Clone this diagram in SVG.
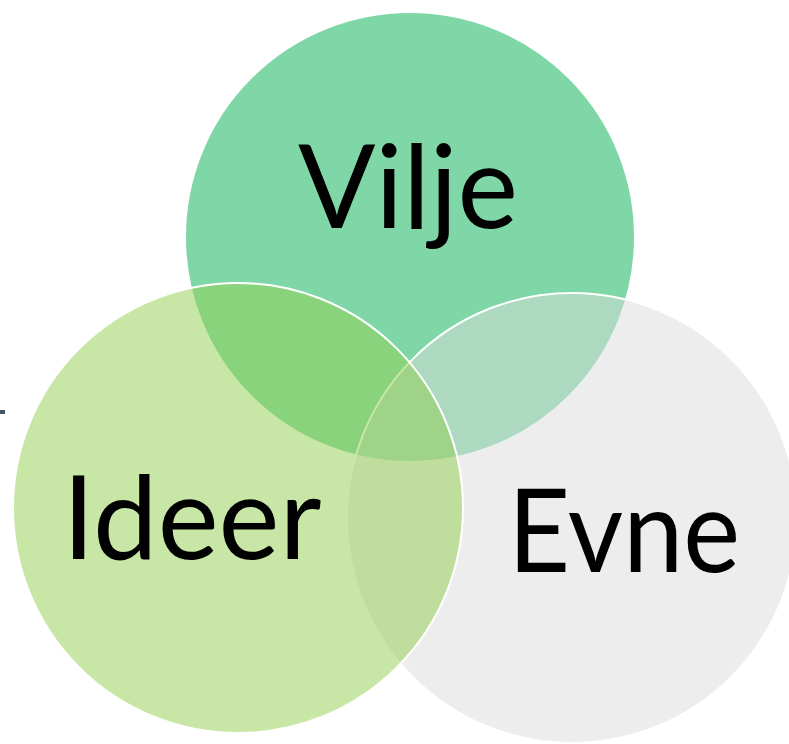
<svg xmlns="http://www.w3.org/2000/svg" width="789" height="744" viewBox="0 0 789 744">
<style>
.c{stroke:#FFFFFF;stroke-width:2;fill-opacity:0.5}
.t{font-family:Lato,"Liberation Sans",sans-serif;font-size:116px;fill:#000000;text-anchor:middle}
</style>
<rect x="0" y="0" width="789" height="744" fill="#FFFFFF"/>
<rect x="0" y="410" width="5" height="4" fill="#44546A"/>
<g id="vilje">
<circle class="c" cx="410" cy="237" r="225" fill="#00B050"/>
</g>
<g id="evne">
<circle class="c" cx="572" cy="518" r="225" fill="#DBDBDB"/>
</g>
<g id="ideer">
<circle class="c" cx="238" cy="508" r="225" fill="#92D050"/>
</g>
<g id="labels">
<text class="t" x="408" y="228" textLength="220" lengthAdjust="spacingAndGlyphs">Vilje</text>
<text class="t" x="192" y="559" textLength="259" lengthAdjust="spacingAndGlyphs">Ideer</text>
<text class="t" x="624" y="572" textLength="232" lengthAdjust="spacingAndGlyphs">Evne</text>
</g>
<g id="connectors"></g>
</svg>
▬▬▬▬▬▬▬▬▬▬
-- Written instruction --
Repeat the material above in full and unchanged, minus its images.

-- Solution --
Clone this diagram in SVG.
<svg xmlns="http://www.w3.org/2000/svg" width="789" height="744" viewBox="0 0 789 744">
<style>
.c{stroke:#FFFFFF;stroke-width:2;fill-opacity:0.5}
.t{font-family:Lato,"Liberation Sans",sans-serif;font-size:116px;fill:#000000;text-anchor:middle}
</style>
<rect x="0" y="0" width="789" height="744" fill="#FFFFFF"/>
<rect x="0" y="410" width="5" height="4" fill="#44546A"/>
<g id="vilje">
<circle class="c" cx="410" cy="237" r="225" fill="#00B050"/>
</g>
<g id="evne">
<circle class="c" cx="572" cy="518" r="225" fill="#DBDBDB"/>
</g>
<g id="ideer">
<circle class="c" cx="238" cy="508" r="225" fill="#92D050"/>
</g>
<g id="labels">
<text class="t" x="408" y="228" textLength="220" lengthAdjust="spacingAndGlyphs">Vilje</text>
<text class="t" x="192" y="559" textLength="259" lengthAdjust="spacingAndGlyphs">Ideer</text>
<text class="t" x="624" y="572" textLength="232" lengthAdjust="spacingAndGlyphs">Evne</text>
</g>
<g id="connectors"></g>
</svg>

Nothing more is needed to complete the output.